At the Edinburgh Fringe, surprises come in all shapes and sizes—but few are as gloriously strange, funny, and thought-provoking as Jonah Non Grata.
Simon Kane’s extraordinary one-man show reimagines the Book of Jonah as a surreal, multi-layered performance that’s equal parts absurdist theatre, stand-up comedy, and performance art. With hymns, games, songs, and even a magical choose-your-own-adventure book, Kane explores themes of choice, responsibility, power, and love—while keeping the audience laughing throughout.
The hour is divided into three sections: Fight, Flight, and Mariott. We begin with anarchic, church-like playfulness; move into the mesmerising stillness of Jonah inside the whale, conjured with nothing more than Kane’s extraordinary physical control and atmospheric lighting; and end with Jonah phoning through a hotel directory to deliver God’s word to Nineveh—a finale that is absurd, profound, and strangely moving.
Kane’s performance is a marvel. His physical range and vocal dexterity are astonishing—booming hymn one moment, squeaky prophet the next—while his ability to break and rebuild theatrical illusion keeps the audience gripped. One moment we’re laughing at a deliberately underwhelming magic trick, the next we’re swept into a cinematic spectacle of sound and light.
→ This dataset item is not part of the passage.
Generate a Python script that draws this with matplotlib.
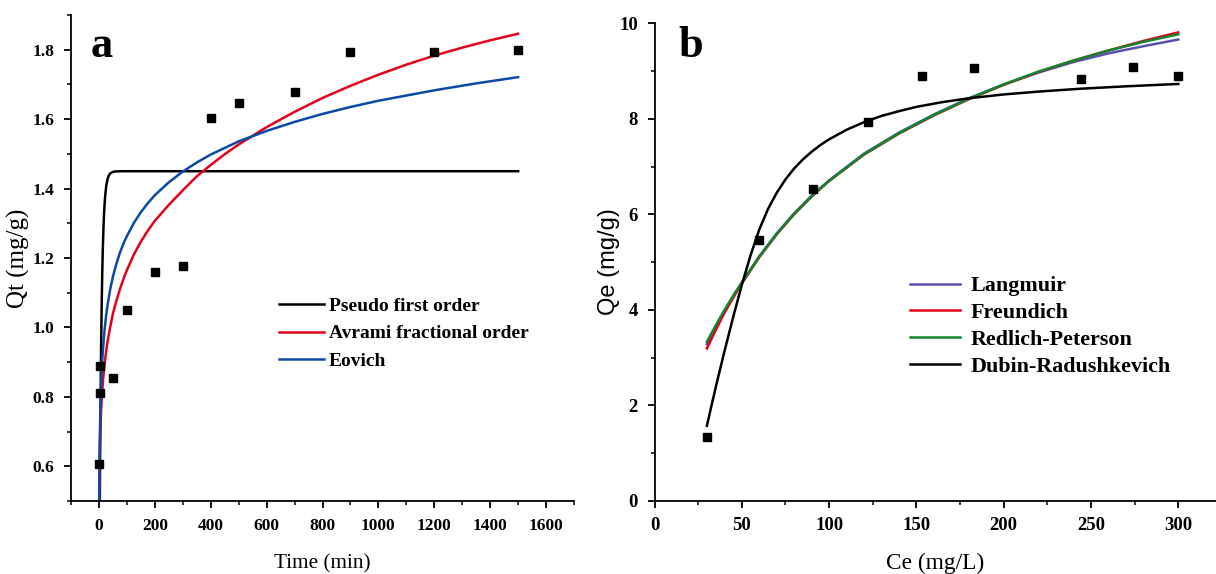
import matplotlib
matplotlib.use("Agg")
import matplotlib.pyplot as plt
from matplotlib.ticker import MultipleLocator

plt.rcParams['font.family'] = ['Liberation Serif', 'DejaVu Serif']

red = '#e3001b'
blue = '#0a4aa6'
purple = '#5a4fb0'
green = '#10872e'

# ---- panel a: kinetics ----
t_exp = [1, 2, 5, 50, 100, 200, 300, 400, 500, 700, 900, 1200, 1500]
qt_exp = [0.608, 0.81, 0.888, 0.853, 1.05, 1.16, 1.177, 1.604, 1.647, 1.677, 1.793, 1.793, 1.80]

t_pfo = [0, 1, 2, 3, 4, 5, 6, 7, 8, 9, 10, 12, 14, 16, 18, 20, 23, 26, 30, 35, 40, 50,
         60, 80, 1500]
q_pfo = [0.0, 0.183, 0.344, 0.483, 0.605, 0.712, 0.805, 0.886, 0.957, 1.019, 1.074,
         1.163, 1.231, 1.283, 1.323, 1.353, 1.385, 1.407, 1.425, 1.437, 1.4435, 1.448,
         1.4494, 1.45, 1.45]

t_avr = [0.5, 1, 2, 3, 4, 5, 6, 8, 10, 12, 15, 20, 25, 30, 40, 50, 60, 75, 90, 100, 125,
         150, 175, 200, 250, 300, 350, 400, 450, 500, 600, 700, 800, 900, 1000, 1100,
         1200, 1300, 1400, 1500]
q_avr = [0.47, 0.53, 0.60, 0.645, 0.68, 0.705, 0.728, 0.765, 0.795, 0.82, 0.852, 0.893,
         0.926, 0.955, 1.00, 1.04, 1.07, 1.11, 1.145, 1.165, 1.21, 1.247, 1.279, 1.307,
         1.353, 1.395, 1.435, 1.468, 1.499, 1.527, 1.577, 1.621, 1.661, 1.696, 1.728,
         1.757, 1.783, 1.806, 1.827, 1.846]

t_elo = [1, 2, 3, 4, 5, 6, 8, 10, 12, 15, 20, 25, 30, 40, 50, 60, 75, 90, 100, 125, 150,
         175, 200, 250, 300, 350, 400, 500, 600, 700, 800, 900, 1000, 1200, 1350, 1500]
q_elo = [0.485, 0.602, 0.671, 0.719, 0.757, 0.788, 0.837, 0.874, 0.905, 0.943, 0.992,
         1.029, 1.060, 1.109, 1.146, 1.177, 1.215, 1.246, 1.263, 1.301, 1.332, 1.358,
         1.381, 1.418, 1.449, 1.475, 1.498, 1.536, 1.566, 1.592, 1.615, 1.635, 1.653,
         1.683, 1.703, 1.721]

# ---- panel b: isotherms ----
ce_exp = [30, 60, 91, 122, 153, 183, 244, 274, 300]
qe_exp = [1.33, 5.46, 6.53, 7.94, 8.89, 9.06, 8.83, 9.08, 8.90]

ce_fit = [30, 35, 40, 45, 50, 60, 70, 80, 90, 100, 120, 140, 160, 180, 200, 220, 240,
          260, 280, 300]
q_lang = [3.28, 3.64, 3.97, 4.28, 4.57, 5.12, 5.60, 6.02, 6.39, 6.71, 7.27, 7.71, 8.09,
          8.43, 8.72, 8.97, 9.19, 9.37, 9.52, 9.66]
q_freu = [3.19, 3.57, 3.93, 4.25, 4.55, 5.10, 5.58, 6.00, 6.37, 6.70, 7.25, 7.69, 8.07,
          8.41, 8.71, 8.98, 9.22, 9.43, 9.63, 9.81]
q_rp = [3.33, 3.67, 3.99, 4.29, 4.57, 5.11, 5.59, 6.01, 6.38, 6.70, 7.26, 7.70, 8.08,
        8.42, 8.72, 8.99, 9.22, 9.43, 9.61, 9.77]

ce_dr = [30, 33, 36, 40, 45, 50, 55, 60, 65, 70, 75, 80, 85, 90, 95, 100, 110, 120, 130,
         140, 150, 165, 180, 200, 220, 244, 270, 300]
q_dr = [1.57, 2.05, 2.52, 3.12, 3.84, 4.52, 5.14, 5.68, 6.11, 6.45, 6.73, 6.96, 7.15,
        7.31, 7.45, 7.57, 7.77, 7.93, 8.06, 8.16, 8.25, 8.35, 8.43, 8.51, 8.57, 8.63,
        8.68, 8.73]

fig = plt.figure(figsize=(12.16, 5.74), dpi=100)
ax1 = fig.add_axes([71/1216, 73/574, 503/1216, 486/574])
ax2 = fig.add_axes([654.5/1216, 73.2/574, 561.5/1216, 477.5/574])

lw = 1.8
ax1.plot(t_pfo, q_pfo, color='black', lw=lw, label='Pseudo first order')
ax1.plot(t_avr, q_avr, color=red, lw=lw, label='Avrami fractional order')
ax1.plot(t_elo, q_elo, color=blue, lw=lw, label='Eovich')
ax1.plot(t_exp, qt_exp, 's', color='black', ms=5.5, zorder=5)

ax1.set_xlim(-100, 1700)
ax1.set_ylim(0.5, 1.9)
ax1.xaxis.set_major_locator(MultipleLocator(200))
ax1.xaxis.set_minor_locator(MultipleLocator(100))
ax1.yaxis.set_minor_locator(MultipleLocator(0.1))
ax1.set_yticks([0.6, 0.8, 1.0, 1.2, 1.4, 1.6, 1.8])
ax1.set_xlabel('Time (min)', fontsize=15.3, labelpad=15)
ax1.set_ylabel('Qt (mg/g)', fontsize=18)
ax1.yaxis.set_label_coords(-0.082, 0.5)
ax1.text(0.039, 0.9136, 'a', transform=ax1.transAxes, fontsize=32,
         fontweight='bold', va='baseline')
ax1.legend(loc='upper left', bbox_to_anchor=(279/1216, 1 - 297/574),
           bbox_transform=fig.transFigure, frameon=False, borderpad=0,
           borderaxespad=0, handlelength=2.3, handletextpad=0.25,
           labelspacing=0.52, prop={'weight': 'bold', 'size': 14})

ax2.plot(ce_fit, q_lang, color=purple, lw=lw, label='Langmuir')
ax2.plot(ce_fit, q_freu, color=red, lw=lw, label='Freundich')
ax2.plot(ce_fit, q_rp, color=green, lw=lw, label='Redlich-Peterson')
ax2.plot(ce_dr, q_dr, color='black', lw=lw, label='Dubin-Radushkevich')
ax2.plot(ce_exp, qe_exp, 's', color='black', ms=5.5, zorder=5)

ax2.set_xlim(0, 321.6)
ax2.set_ylim(0, 10)
ax2.xaxis.set_major_locator(MultipleLocator(50))
ax2.xaxis.set_minor_locator(MultipleLocator(25))
ax2.yaxis.set_major_locator(MultipleLocator(2))
ax2.yaxis.set_minor_locator(MultipleLocator(1))
ax2.set_xlabel('Ce (mg/L)', fontsize=16.8, labelpad=13)
ax2.set_ylabel('Qe (mg/g)', fontsize=17, family=['Liberation Sans', 'DejaVu Sans'])
ax2.yaxis.set_label_coords(-0.0614, 0.5)
ax2.text(0.043, 0.9294, 'b', transform=ax2.transAxes, fontsize=32,
         fontweight='bold', va='baseline')
ax2.legend(loc='upper left', bbox_to_anchor=(910/1216, 1 - 276/574),
           bbox_transform=fig.transFigure, frameon=False, borderpad=0,
           borderaxespad=0, handlelength=2.3, handletextpad=0.45,
           labelspacing=0.29, prop={'weight': 'bold', 'size': 15.8})

for ax, ls in ((ax1, 12.5), (ax2, 13.5)):
    ax.spines['top'].set_visible(False)
    ax.spines['right'].set_visible(False)
    ax.spines['left'].set_linewidth(1.3)
    ax.spines['bottom'].set_linewidth(1.3)
    ax.tick_params(which='major', direction='out', length=5, width=1.3,
                   labelsize=ls, pad=7)
    ax.tick_params(which='minor', direction='out', length=3, width=1.1)
    for lab in ax.get_xticklabels() + ax.get_yticklabels():
        lab.set_fontweight('bold')

fig.savefig('out.png', dpi=100)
The comedy lives in contrasts: divine grandeur against human awkwardness, solemn ritual undercut by pop culture, grand themes delivered with slapstick clumsiness. Yet beneath the silliness lies something genuinely contemplative. Kane himself calls it a modern-day mystery play, and it feels exactly that: joyous, unpredictable, and layered with meaning.
Jonah Non Grata is one of those rare Fringe experiences that manages to be both hilarious in the moment and rich enough to ponder long after. An unmissable gem.